When it was first unveiled in 1994, no one had seen a watch quite like the Lange 1, with its distinct, geometrically harmonious dial. In subsequent years, the Lange 1 came to define the German brand’s pure aesthetic and impeccable technical pedigree. A resolutely contemporary looking watch, it might be surprising to learn that its roots were far from modern. In fact, it dates back to 1841, when Ferdinand A. Lange completed an innovative digital five minute clock for the Semper Opera House in Dresden. It was this historic clock that served as the muse serves as the inspiration for the Lange 1’s distinctive large date complication. The watch recently underwent an upgrade, and here’s what we think.
One of the most distinctive in the business, the A. Lange & Söhne Lange 1 dial is a deconstructed assemblage of date, power reserve, seconds and time. In theory, all this should make it cluttered and complicated, but thanks to the brand’s respect for good design based on the mathematical principles of the Golden Ratio, the dial is very balanced It’s also very German – a model of sober restraint expressed in shades of grey.
This is the bigger picture, but as you’d expect from Lange, the dial more than holds up under close examination. The text is well spaced, and the 2015 version sees the A. Lange & Söhne Lange 1 name expressed in a slightly more delicate type. (Having said that, it’s a touch counterintuitive that the only English on the dial is ‘Made in Germany’.) The other point that demonstrates Lange’s attention to detail is the repetition of the triangle motif – most notable on the power reserve (Ab/Auf) indicator, but also on the main dial’s diamond indices and the counterweight on the seconds hand.
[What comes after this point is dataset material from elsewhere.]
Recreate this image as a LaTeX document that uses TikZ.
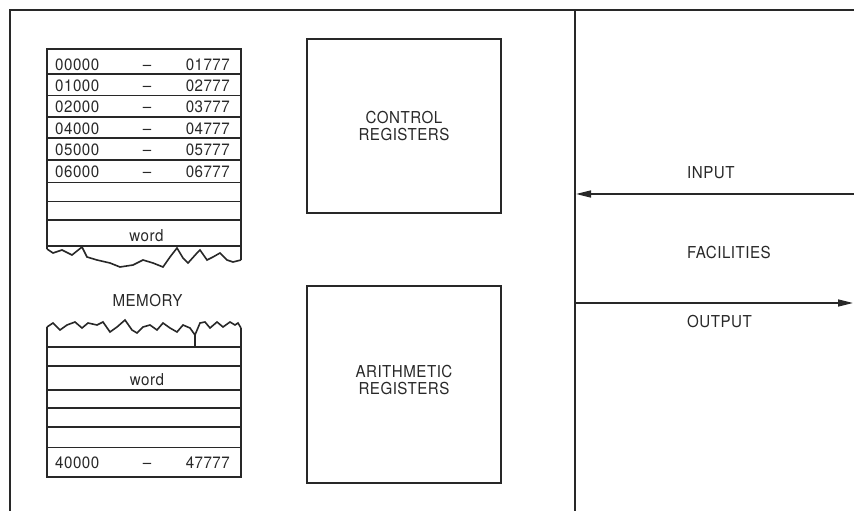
\documentclass[tikz,border=0pt]{standalone}
\usepackage{fontspec}
\setmainfont{TeX Gyre Heros}[LetterSpace=3, FakeStretch=0.92]
\usetikzlibrary{arrows.meta,positioning}
\definecolor{ink}{RGB}{40,40,40}

\begin{document}
\begin{tikzpicture}[x=1bp, y=-1bp, color=ink,
    lbl/.style={font=\fontsize{16.5}{17.5}\selectfont, text=ink, inner sep=0pt},
    frame/.style={line width=2.2bp},
    rule/.style={line width=1.6bp},
    regbox/.style={draw=ink, line width=1.9bp, anchor=north west, minimum width=194bp,
                   align=center, font=\fontsize{16.5}{17.5}\selectfont},
    arr/.style={-{Triangle[length=15bp,width=7bp]}, line width=1.6bp}]
\useasboundingbox (0,0) rectangle (854,511);

% outer frame and divider
\draw[frame] (10,511) -- (10,10) -- (854,10);
\draw[frame] (575,10) -- (575,511);

% memory, upper part
\draw[rule] (47,249) -- (47,49) -- (241,49) -- (241,260);
\foreach \y in {74,95.5,117,138,160,182.5,201.5,220,246}
  \draw[rule] (47,\y) -- (241,\y);
\foreach \a/\b/\y [count=\i] in {00000/01777/71, 01000/02777/92, 02000/03777/113,
                                  04000/04777/134.5, 05000/05777/156, 06000/06777/178}{
  \node[lbl, anchor=base west] (lo\i) at (55,\y) {\a};
  \node[lbl, anchor=base] (dash\i) at (147,\y) {–};
  \node[lbl, anchor=base east] (hi\i) at (230,\y) {\b};
}
\node[lbl, anchor=base] (word1) at (146.5,242) {word};
\draw[rule] (47,249) -- (53,253) -- (62,250) -- (72,255) -- (82,247) -- (87,257)
  -- (97,260) -- (110,263) -- (120,267) -- (133,265) -- (143,260) -- (153,263)
  -- (163,267) -- (170,257) -- (177,248) -- (183,258) -- (188,263) -- (197,253)
  -- (200,250) -- (207,260) -- (213,257) -- (220,253) -- (227,260) -- (233,262)
  -- (241,260);

\node[lbl, anchor=base] (mem) at (147.5,307) {MEMORY};

% memory, lower part
\draw[rule] (47,327) -- (53,323) -- (60,330) -- (67,325) -- (75,322) -- (82,328)
  -- (88,323) -- (97,325) -- (103,322) -- (110,332) -- (117,327) -- (125,320)
  -- (132,330) -- (137,333) -- (143,327) -- (150,325) -- (157,330) -- (163,323)
  -- (170,328) -- (177,332) -- (183,325) -- (190,328) -- (195,335) -- (200,323)
  -- (205,322) -- (210,328) -- (217,322) -- (223,327) -- (230,322) -- (235,325)
  -- (238,323) -- (241,328);
\draw[rule] (195,335) -- (195,347);
\draw[rule] (47,327) -- (47,477) -- (241,477) -- (241,328);
\foreach \y in {347,366,390,408,427,447.5}
  \draw[rule] (47,\y) -- (241,\y);
\node[lbl, anchor=base] (word2) at (147,385) {word};
\node[lbl, anchor=base west] (lo7) at (55,468) {40000};
\node[lbl, anchor=base] (dash7) at (147,468) {–};
\node[lbl, anchor=base east] (hi7) at (230,468) {47777};

% registers
\node[regbox, minimum height=174bp] (ctrl) at (306,38) {CONTROL\\REGISTERS};
\node[regbox, minimum height=197bp] (arith) at (306,285) {};
\node[lbl, align=center] (arithtxt) at ([yshift=4.5bp]arith.center) {ARITHMETIC\\REGISTERS};

% facilities
\coordinate (inR) at (854,194);
\coordinate (inL) at (576,194);
\coordinate (outL) at (576,303);
\coordinate (outR) at (853,303);
\draw[arr] (inR) -- (inL);
\draw[arr] (outL) -- (outR);
\node[lbl, anchor=base west] (in) at (687,179) {INPUT};
\node[lbl, anchor=base west] (fac) at (687,258.5) {FACILITIES};
\node[lbl, anchor=base west] (out) at (687,328) {OUTPUT};
\end{tikzpicture}
\end{document}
As with the dial, the apparent simplicity of the 38.5mm case belies its complexity. While the bezel (which has been slimmed down in this update) is polished, the middle section is brushed, creating a much more casual look in the solid platinum case. The lugs are actually screwed on, which means they can be removed when refinishing the case – a clever touch most wouldn’t bother with. With a very few exceptions, Lange only make watches in precious metals and, while it’s the priciest, this platinum version is arguably the most versatile. It’s harder than gold, which means less likely to mark, and it’s more lustrous. One more fact that shows just how high Lange set their standards is that any precious case that becomes scratched and needs refinishing will have those blemishes filled with new metal, so that the weight of your watch remains the same. Now that’s service.
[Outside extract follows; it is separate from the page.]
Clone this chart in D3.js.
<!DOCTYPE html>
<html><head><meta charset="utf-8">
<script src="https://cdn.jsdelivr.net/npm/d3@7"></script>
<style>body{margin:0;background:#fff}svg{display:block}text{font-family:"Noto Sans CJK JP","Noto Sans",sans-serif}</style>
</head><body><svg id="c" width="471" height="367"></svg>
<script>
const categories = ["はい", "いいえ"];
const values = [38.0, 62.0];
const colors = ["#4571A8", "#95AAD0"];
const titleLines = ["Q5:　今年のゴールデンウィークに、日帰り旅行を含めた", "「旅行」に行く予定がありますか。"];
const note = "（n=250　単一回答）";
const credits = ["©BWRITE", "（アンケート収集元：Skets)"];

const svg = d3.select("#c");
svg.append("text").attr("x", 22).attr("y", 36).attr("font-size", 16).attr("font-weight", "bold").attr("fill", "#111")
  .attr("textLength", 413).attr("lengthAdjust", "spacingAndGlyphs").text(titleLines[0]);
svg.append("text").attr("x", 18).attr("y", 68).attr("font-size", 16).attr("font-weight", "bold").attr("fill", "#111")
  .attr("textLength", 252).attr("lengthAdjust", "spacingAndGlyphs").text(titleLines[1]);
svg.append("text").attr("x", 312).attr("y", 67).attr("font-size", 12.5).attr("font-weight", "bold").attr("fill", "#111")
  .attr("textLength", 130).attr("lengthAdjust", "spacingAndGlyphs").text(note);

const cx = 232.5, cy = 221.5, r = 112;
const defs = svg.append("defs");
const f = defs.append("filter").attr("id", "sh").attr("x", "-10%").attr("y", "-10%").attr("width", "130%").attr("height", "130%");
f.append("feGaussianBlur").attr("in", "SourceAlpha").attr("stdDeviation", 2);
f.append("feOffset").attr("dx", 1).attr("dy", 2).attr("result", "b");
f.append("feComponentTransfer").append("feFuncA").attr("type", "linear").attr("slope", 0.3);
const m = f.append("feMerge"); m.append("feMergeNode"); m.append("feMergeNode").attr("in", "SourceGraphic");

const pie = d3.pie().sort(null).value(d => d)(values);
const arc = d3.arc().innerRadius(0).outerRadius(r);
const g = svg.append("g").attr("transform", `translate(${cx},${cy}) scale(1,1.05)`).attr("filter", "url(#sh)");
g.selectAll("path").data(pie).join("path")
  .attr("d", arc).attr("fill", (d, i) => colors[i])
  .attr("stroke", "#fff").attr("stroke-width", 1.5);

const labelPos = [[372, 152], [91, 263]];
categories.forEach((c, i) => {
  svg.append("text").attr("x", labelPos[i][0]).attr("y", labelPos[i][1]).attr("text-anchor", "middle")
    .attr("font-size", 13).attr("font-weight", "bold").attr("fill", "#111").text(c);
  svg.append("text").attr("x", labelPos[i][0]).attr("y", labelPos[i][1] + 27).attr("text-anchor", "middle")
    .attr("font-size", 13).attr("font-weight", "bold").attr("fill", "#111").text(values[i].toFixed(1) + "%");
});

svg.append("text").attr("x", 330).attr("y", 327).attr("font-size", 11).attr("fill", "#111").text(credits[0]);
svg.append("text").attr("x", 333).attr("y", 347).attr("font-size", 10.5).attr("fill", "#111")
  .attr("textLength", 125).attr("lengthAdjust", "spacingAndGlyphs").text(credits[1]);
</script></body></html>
You could make a pretty solid argument that the correct way to wear the A. Lange & Söhne Lange 1 is with the movement facing out. There’s just so much to see, which is a little surprising given that most of its movements are hidden behind the traditionally German three quarter plate. But the plate is stunning in its own right, in nickel silver (which will achieve a patina with age) with Glashütte ribbing, jewels set in gold chatons and hand blued screws. Then of course there’s the hand engraved balance cock – a hallmark of Lange’s quality. Even though the Lange 1 dates back to 1994, the L121.1 movement in the 2015 update is completely new. The balance wheel is larger, and features a new balance wheel and in-house hairspring. The movement, too, boasts numerous improvements. For example, the large date now changes instantaneously at midnight, and when the power reserve runs down, the seconds hand stops automatically at zero, allowing for greater accuracy when resetting the time. Lange have also added an improved escapement with an in-house hairspring. All small changes, but they add up.
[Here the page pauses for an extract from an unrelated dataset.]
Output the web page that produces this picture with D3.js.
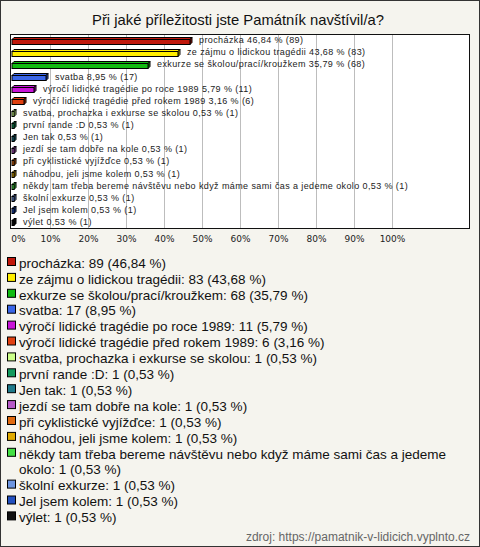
<!DOCTYPE html>
<html><head><meta charset="utf-8">
<script src="https://cdn.jsdelivr.net/npm/d3@7"></script>
<style>html,body{margin:0;padding:0;background:#fff}</style>
</head><body>
<script>
const categories = [
  "procházka",
  "ze zájmu o lidickou tragédii",
  "exkurze se školou/prací/kroužkem",
  "svatba",
  "výročí lidické tragédie po roce 1989",
  "výročí lidické tragédie před rokem 1989",
  "svatba, prochazka i exkurse se skolou",
  "první rande :D",
  "Jen tak",
  "jezdí se tam dobře na kole",
  "při cyklistické vyjížďce",
  "náhodou, jeli jsme kolem",
  "někdy tam třeba bereme návštěvu nebo když máme sami čas a jedeme okolo",
  "školní exkurze",
  "Jel jsem kolem",
  "výlet"
];
const counts = [89, 83, 68, 17, 11, 6, 1, 1, 1, 1, 1, 1, 1, 1, 1, 1];
const percents = [46.84, 43.68, 35.79, 8.95, 5.79, 3.16, 0.53, 0.53, 0.53, 0.53, 0.53, 0.53, 0.53, 0.53, 0.53, 0.53];
const colors = ["#c0180c","#ffee00","#11bb11","#3a66e8","#c814d8","#e04010","#ccff88","#139a5e","#1f7a8a","#b65ac8","#e06a10","#e0aa00","#44e044","#6d95e0","#2250c0","#111111"];
const ticks = [0,10,20,30,40,50,60,70,80,90,100];
const title = "Při jaké příležitosti jste Památník navštívil/a?";
const source = "zdroj: https://pamatnik-v-lidicich.vyplnto.cz";

const W = 480, H = 547;
const svg = d3.select("body").append("svg").attr("width", W).attr("height", H);
const fmt = v => v.toFixed(2).replace(".", ",");

svg.append("rect").attr("x",0.5).attr("y",0.5).attr("width",W-1).attr("height",H-1)
  .attr("fill","#f5f4ee").attr("stroke","#333");

svg.append("text").attr("x",238).attr("y",25).attr("text-anchor","middle")
  .attr("font-family","Liberation Sans, Arial, sans-serif").attr("font-size",14.8).attr("fill","#111")
  .text(title);

const plot = {l:10, r:470, t:34, b:228};
svg.append("rect").attr("x",plot.l+0.5).attr("y",plot.t+0.5).attr("width",plot.r-plot.l-1).attr("height",plot.b-plot.t)
  .attr("fill","#fff").attr("stroke","#111");

const x = d3.scaleLinear().domain([0,100]).range([12,392]);
const y = d3.scaleBand().domain(categories).range([plot.t, plot.b]);

svg.append("g").selectAll("line").data(ticks.filter(t=>t>0)).join("line")
  .attr("x1",d=>Math.round(x(d))+0.5).attr("x2",d=>Math.round(x(d))+0.5)
  .attr("y1",plot.t+1).attr("y2",plot.b)
  .attr("stroke","#bdbdbd");

const axis = d3.axisBottom(x).tickValues(ticks).tickFormat(d=>d+"%").tickSize(0);
const ax = svg.append("g").attr("transform",`translate(0,${plot.b+3})`).call(axis);
ax.select(".domain").remove();
ax.selectAll("text").attr("font-family","DejaVu Sans, Verdana, sans-serif").attr("font-size",9).attr("fill","#222").attr("dy","0.9em")
  .attr("dx",(d)=>d===0?6:0);

const D = 2, bh = 5;
const rows = svg.append("g").selectAll("g").data(categories).join("g");
rows.each(function(c,i){
  const g = d3.select(this);
  const x0 = x(0), x1 = Math.max(x(percents[i]), x0+2);
  const yc = y(c) + y.bandwidth()/2;
  const yt = Math.round(yc - bh/2 + 1) + 0.5;
  const col = colors[i];
  const dark = d3.color(col).darker(0.6);
  g.append("path").attr("d",`M${x0},${yt} L${x0+D},${yt-D} L${x1+D},${yt-D} L${x1},${yt} Z`)
    .attr("fill",col).attr("stroke","#000").attr("stroke-width",1);
  g.append("path").attr("d",`M${x1},${yt} L${x1+D},${yt-D} L${x1+D},${yt+bh-D} L${x1},${yt+bh} Z`)
    .attr("fill",dark).attr("stroke","#000").attr("stroke-width",1);
  g.append("rect").attr("x",x0).attr("y",yt).attr("width",x1-x0).attr("height",bh)
    .attr("fill",col).attr("stroke","#000").attr("stroke-width",1);
  g.append("text").attr("x",x1+9).attr("y",yc).attr("dy","0.35em")
    .attr("font-family","Liberation Sans, Arial, sans-serif").attr("font-size",9).attr("fill","#222")
    .attr("letter-spacing",0.4)
    .text(`${c} ${fmt(percents[i])} % (${counts[i]})`);
});

const lg = svg.append("g");
let ly = 263;
const lineH = 15.9;
categories.forEach((c,i)=>{
  lg.append("rect").attr("x",7.5).attr("y",ly-5.5).attr("width",8).attr("height",8)
    .attr("fill",colors[i]).attr("stroke","#000");
  const t = lg.append("text").attr("x",19).attr("y",ly).attr("dy","0.35em")
    .attr("font-family","Liberation Sans, Arial, sans-serif").attr("font-size",13.5).attr("fill","#111");
  const words = `${c}: ${counts[i]} (${fmt(percents[i])} %)`.split(" ");
  let line = [], ts = t.append("tspan").attr("x",19);
  let nLines = 1;
  words.forEach(w=>{
    line.push(w);
    ts.text(line.join(" "));
    if (ts.node().getComputedTextLength() > 440 && line.length>1) {
      line.pop(); ts.text(line.join(" "));
      line = [w];
      ts = t.append("tspan").attr("x",19).attr("dy",lineH).text(w);
      nLines++;
    }
  });
  ly += lineH*nLines;
});

svg.append("text").attr("x",470).attr("y",541).attr("text-anchor","end")
  .attr("font-family","Liberation Sans, Arial, sans-serif").attr("font-size",12).attr("fill","#666")
  .text(source);
</script>
</body></html>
In a word: heavy. Seriously, thanks to the heft you won’t ever forget you’re wearing a platinum watch. And that’s not a bad thing considering how clean and considered this watch is. It’s pretty close to perfection. Having said that, the design of the Lange 1, which verges on the austere is one of their more polarising offerings. Unlike their crowd-pleasing Datograph, the Lange 1, with its contemporary/classic dial layout is more of an acquired taste. It’s a sophisticated watch for sophisticated tastes.